If songwriting is like being a car mechanic, recording is like being a taxidermist.
And there are 2 kinds of songs: Live songs, and recorded songs.
Unlike the freeze-dried stuffed animal on the record, the live song is a living animal. In the context of a live show, it's our job as performers to let that animal run as free as possible within the restraints of whatever form we're working in. Punk-Rock, Bluegrass, Outlaw Country, Old-School Badass Rock & Roll, whatever. The animal should be as true to itself as possible, and it's our job to get out of its way and let it run free. Amateurs and dilettantes will posture and strut, because their ego is what's important to the performance, not the free-range madness of the wild animal itself. They will step all over the feet of the sound that is thrashing to escape their control, and hate you for correcting them in this religious act of artless ego-worship. Probably, this is because they have no idea what musical husbandry is all about, and are only playing rockstar so their girlfriends will think they're cool for one more day. Having no business on a stage of any kind, it will never occur to them that the best live shows are those in which the performers are surfing in tandem on a sonic wave of their own unconscious making, and that ego has no place near any of it.

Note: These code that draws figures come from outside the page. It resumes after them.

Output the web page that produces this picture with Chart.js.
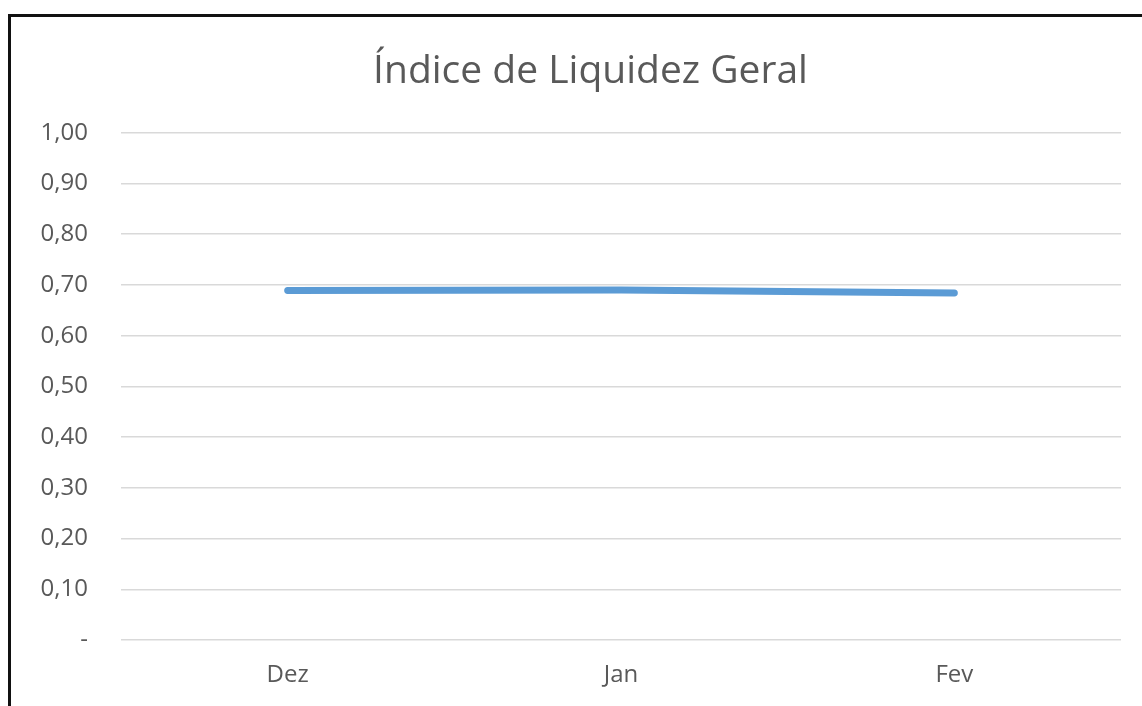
<!DOCTYPE html>
<html>
<head>
<meta charset="utf-8">
<script src="https://cdn.jsdelivr.net/npm/chart.js@4"></script>
<style>
  html, body { margin: 0; padding: 0; background: #fff; }
  body { width: 1142px; height: 706px; position: relative; overflow: hidden; }
  #frame {
    position: absolute; left: 8px; top: 14px; width: 1200px; height: 800px;
    border-left: 3px solid #111; border-top: 3px solid #111;
  }
  #wrap { position: absolute; left: 0; top: 0; width: 1142px; height: 706px; }
</style>
</head>
<body>
<div id="frame"></div>
<div id="wrap"><canvas id="liquidez" width="1142" height="706"></canvas></div>
<script>
const months = ["Dez", "Jan", "Fev"];
const liquidezGeral = [0.689, 0.690, 0.684];
const yMin = 0;
const yMax = 1;
const yStep = 0.1;

const textColor = "#595959";
const gridColor = "#d9d9d9";
const fontFamily = "'Open Sans', 'Noto Sans', sans-serif";

// the original chart frame runs past the right edge, so its title sits right of centre
const shiftTitle = {
  id: "shiftTitle",
  afterLayout(chart) {
    if (chart.titleBlock) {
      chart.titleBlock.left += 30;
      chart.titleBlock.right += 30;
    }
  },
};

const ctx = document.getElementById("liquidez").getContext("2d");

new Chart(ctx, {
  type: "line",
  data: {
    labels: months,
    datasets: [
      {
        label: "Índice de Liquidez Geral",
        data: liquidezGeral,
        borderColor: "#5b9bd5",
        backgroundColor: "#5b9bd5",
        borderWidth: 7,
        borderCapStyle: "round",
        pointRadius: 0,
        tension: 0,
      },
    ],
  },
  plugins: [shiftTitle],
  options: {
    responsive: false,
    animation: false,
    layout: { padding: { top: 0, right: 21, bottom: 0, left: 0 } },
    plugins: {
      legend: { display: false },
      tooltip: { enabled: false },
      title: {
        display: true,
        text: "Índice de Liquidez Geral",
        color: textColor,
        font: { family: fontFamily, size: 39, weight: "normal" },
        padding: { top: 48, bottom: 38 },
      },
    },
    scales: {
      x: {
        offset: true,
        grid: { display: false, drawTicks: false },
        border: { display: false },
        ticks: {
          color: textColor,
          padding: 21,
          font: { family: fontFamily, size: 24 },
        },
        afterFit: (scale) => { scale.height = 66; },
      },
      y: {
        min: yMin,
        max: yMax,
        grid: { color: gridColor, lineWidth: 1.5, drawTicks: false },
        border: { display: false },
        ticks: {
          stepSize: yStep,
          color: textColor,
          padding: 33,
          font: { family: fontFamily, size: 24 },
          callback: (v) => (Math.abs(v) < 1e-9 ? "-" : v.toFixed(2).replace(".", ",")),
        },
        afterFit: (scale) => { scale.width = 121; },
      },
    },
  },
});
</script>
</body>
</html>
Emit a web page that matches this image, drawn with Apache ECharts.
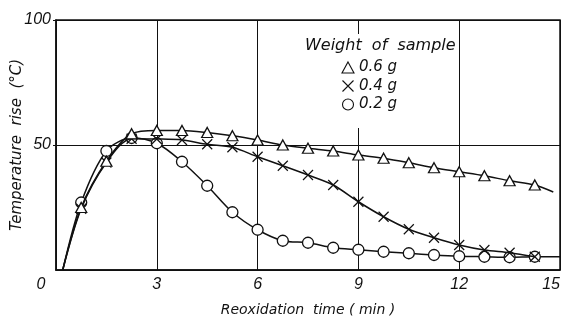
<!DOCTYPE html>
<html>
<head>
<meta charset="utf-8">
<script src="https://cdn.jsdelivr.net/npm/echarts@6/dist/echarts.min.js"></script>
<style>
  html, body { margin: 0; padding: 0; background: #fff; }
  #chart { width: 564px; height: 325px; }
</style>
</head>
<body>
<div id="chart"></div>
<script>
// Reoxidation time (min) at each measured point
const times = [0.75, 1.5, 2.25, 3.0, 3.75, 4.5, 5.25, 6.0, 6.75, 7.5, 8.25, 9.0, 9.75, 10.5, 11.25, 12.0, 12.75, 13.5, 14.25];
// All curves rise from this starting time at zero temperature rise
const startTime = 0.2;
// Temperature rise (°C) for each sample weight
const rise06 = [25, 43.5, 54.5, 55.8, 55.8, 55, 53.7, 52, 50, 48.7, 47.6, 46, 44.7, 42.9, 40.9, 39.3, 37.7, 35.7, 34];
const rise04 = [24.5, 43, 52.5, 52.4, 52, 50.3, 49.1, 45.3, 41.7, 38, 34, 27.3, 21.3, 16.3, 12.9, 10, 8, 6.9, 5.3];
const rise02 = [27, 47.6, 52.8, 50.7, 43.3, 33.7, 23.1, 16.1, 11.7, 10.9, 8.9, 8.1, 7.3, 6.7, 6.0, 5.5, 5.3, 5.1, 5.3];
// Where the 0.6 g and 0.2 g lines run out past the last marker
const tail06 = [14.8, 31.2];
const tail02 = [15, 5.3];

const seriesNames = ['0.6 g', '0.4 g', '0.2 g'];
const xTicks = [0, 3, 6, 9, 12, 15];
const yTicks = [0, 50, 100];

const crossPath = 'path://M0,0L10,10M10,0L0,10';

function buildData(values, tail) {
  const d = [{ value: [startTime, 0], symbol: 'none' }];
  times.forEach((t, i) => d.push([t, values[i]]));
  if (tail) d.push({ value: tail, symbol: 'none' });
  return d;
}

const textFont = '"DejaVu Sans", sans-serif';
const tickFont = '"Liberation Sans", Arial, sans-serif';
const ink = '#111';
const markStyle = { color: '#fff', borderColor: ink, borderWidth: 1.3 };
const crossStyle = { color: 'none', borderColor: ink, borderWidth: 1.2 };
const lineStyle = { color: ink, width: 1.5 };

const chart = echarts.init(document.getElementById('chart'));
chart.setOption({
  animation: false,
  backgroundColor: '#fff',
  grid: {
    left: 56, right: 4, top: 20, bottom: 55,
    outerBoundsMode: 'none', containLabel: false,
    show: true, borderColor: ink, borderWidth: 1.5, backgroundColor: 'transparent'
  },
  title: {
    text: 'Weight  of  sample',
    left: 305, top: 38, padding: 0,
    textStyle: { fontFamily: textFont, fontStyle: 'italic', fontWeight: 'normal', fontSize: 16, color: ink }
  },
  legend: {
    orient: 'vertical',
    left: 340, top: 60, padding: 0,
    itemWidth: 12, itemHeight: 11, itemGap: 3,
    data: [
      { name: seriesNames[0], icon: 'triangle', itemStyle: { color: '#fff', borderColor: ink, borderWidth: 1.1 } },
      { name: seriesNames[1], icon: crossPath, itemStyle: { color: 'none', borderColor: ink, borderWidth: 1.1 } },
      { name: seriesNames[2], icon: 'circle', itemStyle: { color: '#fff', borderColor: ink, borderWidth: 1.1 } }
    ],
    textStyle: { fontFamily: textFont, fontStyle: 'italic', fontSize: 15, color: ink },
    z: 5
  },
  graphic: [{
    type: 'rect', z: 1,
    shape: { x: 298, y: 34, width: 158, height: 94 },
    style: { fill: '#fff' }
  }],
  xAxis: {
    type: 'value', min: xTicks[0], max: xTicks[xTicks.length - 1], interval: 3,
    name: 'Reoxidation  time ( min )', nameLocation: 'middle', nameGap: 33, nameMoveOverlap: false,
    nameTextStyle: { fontFamily: textFont, fontStyle: 'italic', fontSize: 14, color: ink },
    axisLine: { lineStyle: { color: ink, width: 1.5 } },
    axisTick: { show: false },
    axisLabel: {
      fontFamily: tickFont, fontStyle: 'italic', fontSize: 16, color: ink, margin: 7,
      alignMaxLabel: 'right',
      // the shared origin label sits left of the corner
      formatter: v => (v === 0 ? '{o|0}' : String(v)),
      rich: { o: { fontFamily: tickFont, fontStyle: 'italic', fontSize: 16, color: ink, padding: [0, 30, 0, 0] } }
    },
    splitLine: { show: true, lineStyle: { color: ink, width: 1 } }
  },
  yAxis: {
    type: 'value', min: yTicks[0], max: yTicks[yTicks.length - 1], interval: 50,
    name: 'Temperature  rise  (°C)', nameLocation: 'middle', nameGap: 31, nameMoveOverlap: false,
    nameTextStyle: { fontFamily: textFont, fontStyle: 'italic', fontSize: 15, color: ink },
    axisLine: { show: true, lineStyle: { color: ink, width: 1.5 } },
    axisTick: { show: true, length: 3, lineStyle: { color: ink } },
    axisLabel: { fontFamily: tickFont, fontStyle: 'italic', fontSize: 16, color: ink, margin: 5, showMinLabel: false },
    splitLine: { show: true, lineStyle: { color: ink, width: 1 } }
  },
  series: [
    {
      name: seriesNames[0], type: 'line', z: 4,
      data: buildData(rise06, tail06),
      smooth: 0.3, symbol: 'triangle', symbolSize: [11, 10],
      itemStyle: markStyle, lineStyle: lineStyle
    },
    {
      name: seriesNames[1], type: 'line', z: 3,
      data: buildData(rise04, null),
      smooth: 0.3, symbol: crossPath, symbolSize: 10,
      itemStyle: crossStyle, lineStyle: lineStyle
    },
    {
      name: seriesNames[2], type: 'line', z: 2,
      data: buildData(rise02, tail02),
      smooth: 0.3, symbol: 'circle', symbolSize: 11,
      itemStyle: markStyle, lineStyle: lineStyle
    }
  ]
});
</script>
</body>
</html>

Obviously, it's okay to try to capture the spontaneous movements of the living, wild animal on your mechanical recording box, and if you have analog equipment and reel-to-reel tape, you'll have a better chance of success than those of us who to-date have had to "make do" with the undeniable blessing of digital recording, which is a frozen, frigid medium. Analog machines produce an undeniably warmer sound, and are probably the best recording technology the world will ever invent.

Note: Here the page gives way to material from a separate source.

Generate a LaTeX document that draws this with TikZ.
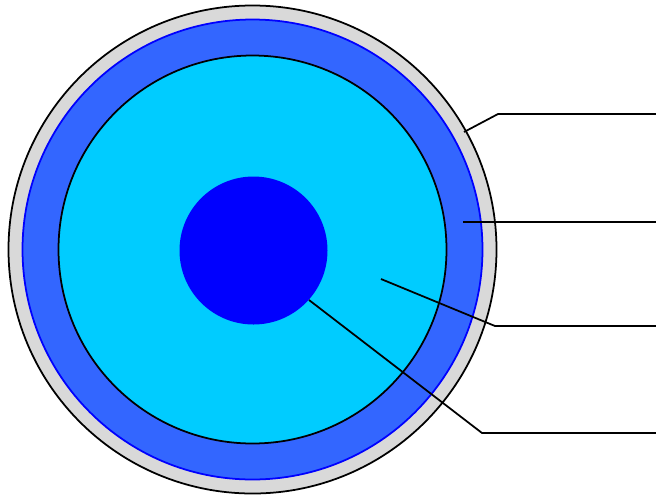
\documentclass[tikz,border=0pt]{standalone}
\usepackage{xcolor}
\usepackage{tikz}
\definecolor{jacketgray}{RGB}{217,217,217}
\definecolor{coatblue}{RGB}{51,102,255}
\definecolor{cladcyan}{RGB}{0,204,255}
\definecolor{coreblue}{RGB}{0,0,255}

\begin{document}
\begin{tikzpicture}[x=0.02cm,y=-0.02cm,line width=1pt]
\useasboundingbox (0,0) rectangle (656,495);
\coordinate (o) at (252.5,249.5);
\draw[fill=jacketgray](o)circle[radius=244];
\draw[fill=coatblue,draw=coreblue](o)circle[radius=230];
\draw[fill=cladcyan](o)circle[radius=194];
\fill[coreblue](253.5,250.5)circle[radius=74];
% leaders
\coordinate (j) at (464,132);
\coordinate (c) at (463,222);
\coordinate (d) at (381,279);
\coordinate (k) at (309,300);
\draw(j)--(498,114)--(656,114)
(c)--(656,222)
(d)--(495,326)--(656,326)
(k)--(482,433)--(656,433);
\end{tikzpicture}
\end{document}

Digital recording is like trying to plant a garden in a refrigerator.
There's nothing wrong with it. That's just what it is.
Digital recording is like making ice sculptures out of sides of sonic beef. A bear here, an arm there. A tail, some ears, a telephone. Anything. Just freeze it together; the subzero temperatures inherent to the technology will hold it together. There's no need to worry about maggots or decay. The sounds themselves have never been thawed. The snare drum has clapped shut, trapping a lonely wolf in search of something to eat, anything that can be chewed... A hitchhiker bathing in soup, a rabbit... A mouse, a cogent thought, some French Fries. Of course, such balmy luxuries are not here. The vocals have been chiseled like an epitaph into the ice drive; the guitar tone was forged in Antarctica, beneath the starry seas of Niflheim, and the world of endless mist.
It's a frozen, loveless world.
Which makes it the perfect medium for capturing an album full of unrequited love songs like Stupid Old Heart.
Stupid Old Heart isn't the most joyful record in my discography, but it has some definite highlights, such as the first 2 songs on the "Leaving Monterrey" video mixtape, which also happen to be the first 2 songs on the album itself.
"Untitled Lovers" is another highlight, but you can read more about it in the article An Album of Musical Nudes, which gets into the album itself in a little more depth.
So, regardless of whether the lovers have a title or not, recording is the art of musical taxidermy. While a live performance is like setting an animal free from the zoo, perhaps dancing around with it under a circus tent, or running free with it through the open plains, recording is stuffing the corpse until it looks and sounds the way you want it to. Snarling, smiling, sleeping. Fighting with a mongoose, or mounted to a wall. Whatever you want. And digital recording is done in a freezer. Recording and live performance are different animals, literally, and both can do things the other can not. Just don't forget that what you're doing is NOT sacred, and since it's NOT an act of worship, there's no reason not to insist on reasonable compensation for services rendered.
And finally, if you appreciate what I do, feel free to subscribe to and share the songs on my YouTube Topic Channel. Both the main channel and the "Wild Bores" topic channel that the algorithm overlords forced me to buy, because "it's a different artist," because the band name is different.
To their credit, they did let the Nathan Payne Memorial Service album slip past the algorithm net, even though that's technically a different band name too. But it's all me.
Subscribing and sharing helps a lot. Listen, like, repeat. Put an album on a loop and mute it while you sleep. Tell your animal friends.
I appreciate it very much.
Thanks for listening.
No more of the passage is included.